In the late 1950s, Malcolm struck up a friendship with then Secretary of State, future Governor and U.S. Senator Mark Hatfield. When an opening came up for a federal district judgeship in Oregon (due to the ascendancy of Judge Edward Leavy to the Ninth Circuit Court of Appeals), Senator Hatfield was by then well aware of his impeccable reputation in the legal community — both for his skill as an advocate and his high ethical standards. Marsh was an obvious choice for the position and his confirmation was swift and without controversy.

Appointed in 1987 by President Ronald Reagan, Judge Marsh took the bench and adapted to a caseload that included everything from arresting vessels to deciphering the reverse doctrine of equivalents in patent cases. He very quickly earned a reputation for his hard work and diligence in deciding cases and issuing opinions.

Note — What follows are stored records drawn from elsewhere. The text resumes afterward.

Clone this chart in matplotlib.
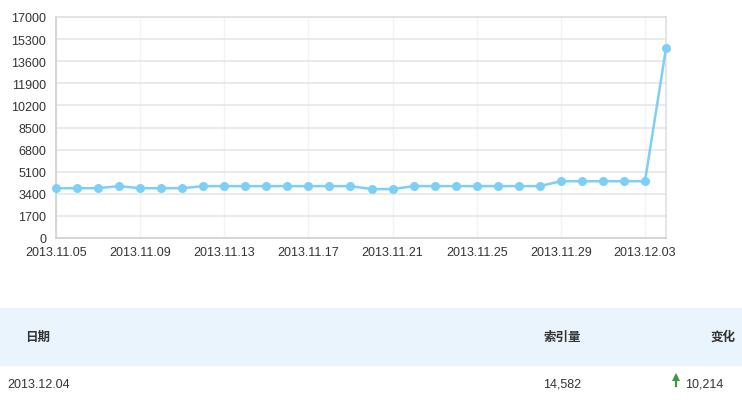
import matplotlib
matplotlib.use("Agg")
import matplotlib.pyplot as plt
from matplotlib.patches import Rectangle
from matplotlib.lines import Line2D

plt.rcParams['font.family'] = ['Liberation Sans', 'DejaVu Sans']

dates = ["2013.11.05", "2013.11.06", "2013.11.07", "2013.11.08", "2013.11.09",
         "2013.11.10", "2013.11.11", "2013.11.12", "2013.11.13", "2013.11.14",
         "2013.11.15", "2013.11.16", "2013.11.17", "2013.11.18", "2013.11.19",
         "2013.11.20", "2013.11.21", "2013.11.22", "2013.11.23", "2013.11.24",
         "2013.11.25", "2013.11.26", "2013.11.27", "2013.11.28", "2013.11.29",
         "2013.11.30", "2013.12.01", "2013.12.02", "2013.12.03", "2013.12.04"]
values = [3830, 3830, 3830, 3990, 3830, 3830, 3830, 3990, 3990, 3990,
          3990, 3990, 3990, 3990, 3990, 3760, 3760, 3990, 3990, 3990,
          3990, 3990, 3990, 3990, 4368, 4368, 4368, 4368, 4368, 14582]
yticks = [0, 1700, 3400, 5100, 6800, 8500, 10200, 11900, 13600, 15300, 17000]
xtick_idx = [0, 4, 8, 12, 16, 20, 24, 28]

table_header = ["日期", "索引量", "变化"]
table_row = ["2013.12.04", "14,582", "10,214"]

W, H = 742, 406
fig = plt.figure(figsize=(W / 100, H / 100), dpi=100)
ax = fig.add_axes([56 / W, (H - 239) / H, 610 / W, 221 / H])

x = list(range(len(dates)))
ax.plot(x, values, color='#7ecff5', lw=1.8, marker='o', ms=6.5,
        markeredgewidth=0, zorder=3, clip_on=False)
ax.set_xlim(0, len(dates) - 1)
ax.set_ylim(0, 17000)
ax.set_yticks(yticks)
ax.set_yticklabels([str(v) for v in yticks])
ax.set_xticks(xtick_idx)
ax.set_xticklabels([dates[i] for i in xtick_idx])
ax.grid(axis='y', color='#e6e6e6', lw=1.2)
ax.grid(axis='x', color='#f3f3f3', lw=1.0)
ax.set_axisbelow(True)
for s in ax.spines.values():
    s.set_color('#e0e0e0')
    s.set_linewidth(1.2)
ax.spines['bottom'].set_color('#d0d0d0')
ax.spines['left'].set_color('#d0d0d0')
ax.tick_params(axis='both', length=0, labelsize=9, colors='#333333')
ax.tick_params(axis='y', pad=7)
ax.tick_params(axis='x', pad=6)

# table
fig.patches.append(Rectangle((0, (H - 366) / H), 1, 57 / H,
                             transform=fig.transFigure, color='#eaf4fc', zorder=0))
cjk = ['Noto Sans CJK SC', 'DejaVu Sans']
hy = (H - 337) / H
fig.text(25 / W, hy, table_header[0], family=cjk, fontsize=9, weight='bold',
         color='#333333', va='center', ha='left')
fig.text(581 / W, hy, table_header[1], family=cjk, fontsize=9, weight='bold',
         color='#333333', va='center', ha='right')
fig.text(735 / W, hy, table_header[2], family=cjk, fontsize=9, weight='bold',
         color='#333333', va='center', ha='right')
ry = (H - 385) / H
fig.text(7 / W, ry, table_row[0], fontsize=9, color='#333333',
         va='center', ha='left')
fig.text(581 / W, ry, table_row[1], fontsize=9, color='#333333',
         va='center', ha='right')
fig.text(685 / W, ry, table_row[2], fontsize=9, color='#333333',
         va='center', ha='left')
ax_x = 675.5 / W
fig.add_artist(Line2D([ax_x, ax_x], [(H - 387) / H, (H - 377) / H],
                      transform=fig.transFigure, color='#3a9a3a', lw=1.6))
fig.add_artist(Line2D([ax_x], [(H - 377.5) / H], transform=fig.transFigure,
                      marker='^', ms=5.5, color='#3a9a3a', markeredgewidth=0, lw=0))

fig.savefig('out.png', dpi=100, facecolor='white')
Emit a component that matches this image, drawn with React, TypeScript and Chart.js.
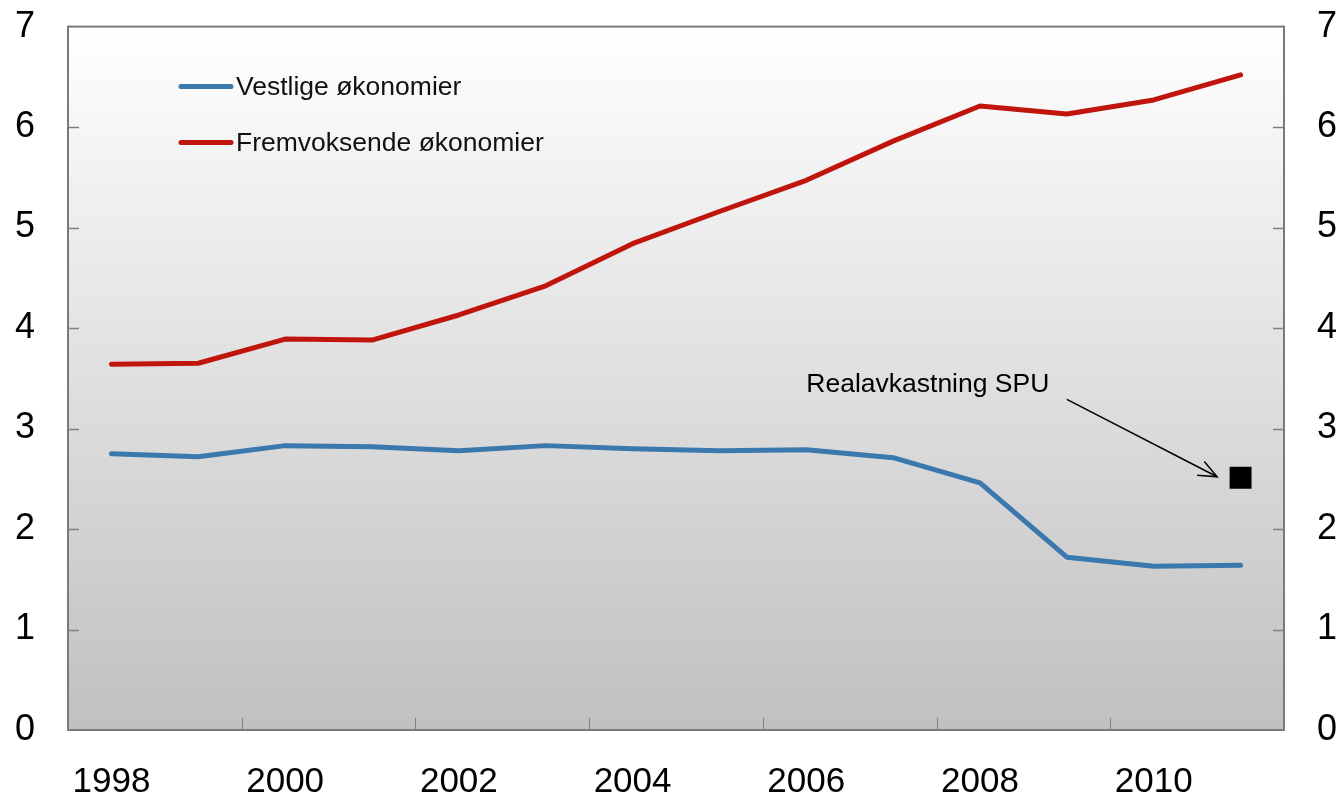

Litigants were not always happy with the results, but Judge Marsh consistently won praise for the clarity of his reasoning and the promptness with which he made his decisions.

At an October 2000 Famous Cases presentation (Sohappy and the Columbia River Salmon Wars) Judge Malcolm Marsh, Judge James Redden and Prof. Brian Gray greet Wasco Chief Nelson Wallulatum as Judge Owen Panner looks on.

In his tenure on the bench, Judge Marsh is probably best known as the “salmon judge,” because he presided over state and tribal fisheries management in United States v. Oregon, and oversaw the first cases filed under the Endangered Species Act that challenged operation of the Columbia River Power System after several salmon species were listed as endangered in 1992. His other notable cases include: high school drug testing in Vernonia, a case that ultimately ended up in the U.S. Supreme Court; the criminal prosecution of the followers of the Bhagwan Shree Rajneesh; prosecution of the principals of the Ecclesia Athletic Association child abuse case; and trade dress and punitive damage claims involving the Leatherman Pocket Survival Tool.  Jurors are also particularly fond of the judge who routinely held informal contests during voir dire to see who had the most grandchildren.  Marsh was always delighted when he won (he has seven grandchildren, including a set of triplets).